39年には、川上は首位打者を獲得。以後41年にも首位打者に輝いた。低く鋭い打球を飛ばす打撃スタイルから、大和球士は川上の鋭い打球を「弾丸ライナー」と名付けた。

赤バット

 44年に入営。立川航空隊整備隊の教官(陸軍少尉)の時に、終戦。川上は郷里の人吉に帰り、家族を養うために農業に専念。プロ野球は早速46年4月から公式戦が再開され、巨人は川上に対して選手復帰を要請したが、川上は人吉の家族を扶養するため、「もし3万円貰えるなら巨人に復帰する用意がある」と伝えた。これは、プロ野球で初めて選手が球団に対して契約金を要求したことになり「三万円ホールドアウト事件」とも言われる。6月から巨人に復帰し、その年3割をマーク。8月26日の中日戦で、銀座の運動具メーカーからプレゼントされた赤いバットを使ってプレーし、この「赤バット」は川上のトレードマークとなり、青バットを使用した大下弘とともに鮮烈な印象を与えた。

ボールが止まって見えた

 50年のシーズン途中に、多摩川のグラウンドで打撃投手を個人的に雇って打撃練習をしていたところ、球が止まって見えるという感覚に襲われた。これが「ボールが止まって見えた」というエピソードである(実際は当時松竹ロビンスの小鶴誠の発言、不人気球団を渡り歩いた小鶴では記事にならないと、報知新聞記者が川上の言葉に捏造したものである)

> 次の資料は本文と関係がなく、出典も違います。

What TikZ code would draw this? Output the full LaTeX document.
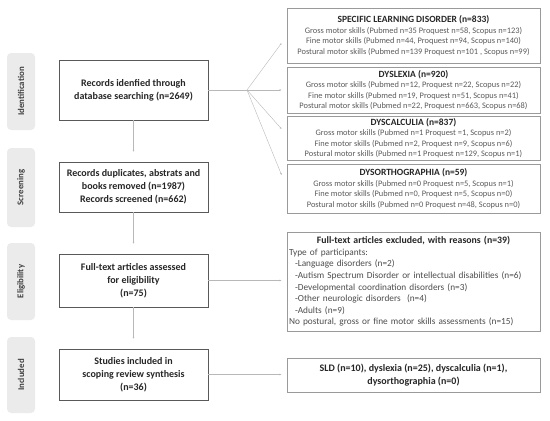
\documentclass[tikz,border=0pt]{standalone}
\usepackage{fontspec}
\setmainfont{Carlito}
\usetikzlibrary{positioning, arrows.meta}

\definecolor{stagegray}{HTML}{EBEBEB}
\definecolor{linegray}{HTML}{B8B8B8}
\definecolor{boxgray}{HTML}{9A9A9A}
\definecolor{textgray}{HTML}{5A5A5A}

\tikzset{
  stage/.style={rotate=90, fill=stagegray, rounded corners=4pt, minimum width=77pt,
    minimum height=28pt, font=\fontsize{8.8}{10}\selectfont\bfseries, text=black!75},
  mainbox/.style={draw=black!65, minimum width=149pt, align=center, inner sep=2pt,
    font=\fontsize{10}{13}\selectfont\bfseries, text=black!85},
  sidebox/.style={draw=boxgray, line width=0.8pt, minimum width=253pt, align=center,
    inner sep=2pt, font=\fontsize{8.4}{10.5}\selectfont, text=textgray},
  link/.style={draw=linegray, line width=0.4pt},
  flow/.style={link, -{Latex[length=2pt,width=2pt]}},
}
\newcommand{\headtext}[1]{{\fontsize{9.5}{12}\selectfont\bfseries\color{black!85}#1}}

\begin{document}
\begin{tikzpicture}[x=1pt,y=-1pt]
  \useasboundingbox (0,0) rectangle (550,421);

  % Stages
  \node [stage] (Sid) at (21,91.5) {Identification};%
  \node [stage, minimum width=79pt] (Sscr) at (21,187.5) {Screening};%
  \node [stage] (Selig) at (21,281.5) {Eligibility};%
  \node [stage, minimum width=76pt] (Sinc) at (21,375) {Included};%

  % Main flow
  \node [mainbox, minimum height=60pt] (Ident) at (133.5,90)
  {Records idenfied through\\database searching (n=2649)};%
  \node [mainbox, minimum height=50pt] (Screen) at (133.5,187)
  {Records duplicates, abstrats and\\books removed (n=1987)\\Records screened (n=662)};%
  \node [mainbox, minimum height=53pt] (Elig) at (133.5,280.5)
  {Full-text articles assessed\\for eligibility\\(n=75)};%
  \node [mainbox, minimum height=51pt] (Incl) at (133.5,374.5)
  {Studies included in\\scoping review synthesis\\(n=36)};%

  % Disorders
  \node [sidebox, minimum height=55pt] (SLD) at (413.5,35.5)
  {\headtext{SPECIFIC LEARNING DISORDER (n=833)}\\
  Gross motor skills (Pubmed n=35 Proquest n=58, Scopus n=123)\\
  Fine motor skills (Pubmed n=44, Proquest n=94, Scopus n=140)\\
  Postural motor skills (Pubmed n=139 Proquest n=101 , Scopus n=99)};%
  \node [sidebox, minimum height=46pt] (Dyslexia) at (413.5,90)
  {\headtext{DYSLEXIA (n=920)}\\
  Gross motor skills (Pubmed n=12, Proquest n=22, Scopus n=22)\\
  Fine motor skills (Pubmed n=19, Proquest n=51, Scopus n=41)\\
  Postural motor skills (Pubmed n=22, Proquest n=663, Scopus n=68)};%
  \node [sidebox, minimum height=44pt] (Dyscalc) at (413.5,138)
  {\headtext{DYSCALCULIA (n=837)}\\
  Gross motor skills (Pubmed n=1 Proquest =1, Scopus n=2)\\
  Fine motor skills (Pubmed n=2, Proquest n=9, Scopus n=6)\\
  Postural motor skills (Pubmed n=1 Proquest n=129, Scopus n=1)};%
  \node [sidebox, minimum height=49pt] (Dysorth) at (413.5,188.5)
  {\headtext{DYSORTHOGRAPHIA (n=59)}\\
  Gross motor skills (Pubmed n=0 Proquest n=5, Scopus n=1)\\
  Fine motor skills (Pubmed n=0, Proquest n=5, Scopus n=0)\\
  Postural motor skills (Pubmed n=0 Proquest n=48, Scopus n=0)};%

  % Exclusions and results
  \node [sidebox, minimum height=99pt, text width=249pt, align=left,
  font=\fontsize{9.3}{11.6}\selectfont, text=black!70] (Excl) at (413.5,281.5)
  {{\centering\fontsize{9.8}{12.5}\selectfont\bfseries\color{black!85}
    Full-text articles excluded, with reasons (n=39)\par}
  Type of participants:\\
  \hspace*{6pt}-Language disorders (n=2)\\
  \hspace*{6pt}-Autism Spectrum Disorder or intellectual disabilities (n=6)\\
  \hspace*{6pt}-Developmental coordination disorders (n=3)\\
  \hspace*{6pt}-Other neurologic disorders\ \ (n=4)\\
  \hspace*{6pt}-Adults (n=9)\\
  No postural, gross or fine motor skills assessments (n=15)};%
  \node [sidebox, minimum height=34pt, font=\fontsize{10}{12.5}\selectfont\bfseries,
  text=black!85] (Done) at (413.5,375)
  {SLD (n=10), dyslexia (n=25), dyscalculia (n=1),\\dysorthographia (n=0)};%

  % arrows
  \draw [flow, shorten >=10pt] (Ident.south) -- (Screen.north);%
  \draw [flow, shorten >=10pt] (Screen.south) -- (Elig.north);%
  \draw [flow, shorten >=10pt] (Elig.south) -- (Incl.north);%
  \coordinate (hub) at (247,90);%
  \draw [link] (Ident.east) -- (hub);%
  \draw [flow] (hub) -- ([xshift=-5pt, yshift=-7.5pt]SLD.west);%
  \draw [flow] (hub) -- ([xshift=-5pt]Dyslexia.west);%
  \draw [flow] (hub) -- ([xshift=-5pt, yshift=9pt]Dyscalc.west);%
  \draw [flow] (hub) -- ([xshift=-5pt, yshift=13.5pt]Dysorth.west);%
  \draw [flow, shorten >=5pt] (Elig.east) -- (Elig.east -| Excl.west);%
  \draw [flow, shorten >=5pt] (Incl.east) -- (Incl.east -| Done.west);%
\end{tikzpicture}
\end{document}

 51年には打率.377を記録。これは86年にバース(阪神)が.386を記録して塗り替えるまでセ・リーグ記録。56年5月31日の中日戦、中山俊丈投手から日本初の2000本安打を達成。この到達試合数は日本プロ野球最速記録(1646試合)。引退まで2351安打(1979試合)を記録したが、これは1試合当たり1.19本で、張本勲の1.12本、王貞治の0.98本、野村克也の0.96本などを大きく上回るものである。これは、今年の統一球とは比較にならない戦時中の飛ばないボール使用時期を含むものとしては驚異的とさえいえる。

V9監督

 61年、水原監督に代わって、監督に昇格。就任直後、戦力に乏しいロサンゼルス・ドジャースが毎年優勝争いをしている点に注目し、ドジャースのコーチのアル・キャンパニスが著した『ドジャースの戦法』をその教科書として、春季キャンプからその実践に入り戦力強化に努めた。戦力が整った65年以降、巨人は長島や王の活躍もあって73年まで9年連続リーグ優勝と日本一のいわゆる「V9」を達成した。日本シリーズ優勝11回は歴代最多で、日本シリーズで負けたことが1度もない。

 川上さんは、こう記す「プロ野球の監督は負けて花道――。今はV10が出来なくてよかった、と思っている。」この時、川上哲治監督54歳。現在では考えられない若さでの辞任だった。

65年に「野球の殿堂」入り。V9達成の前で、選手としての功績だけの評価であった。

 92年には、野球人として初めて「文化功労者」に選ばれている。

 なお、99年には出身地の人吉市に、その名を冠した「川上哲治記念球場」が完成。地元の好球家に親しまれている。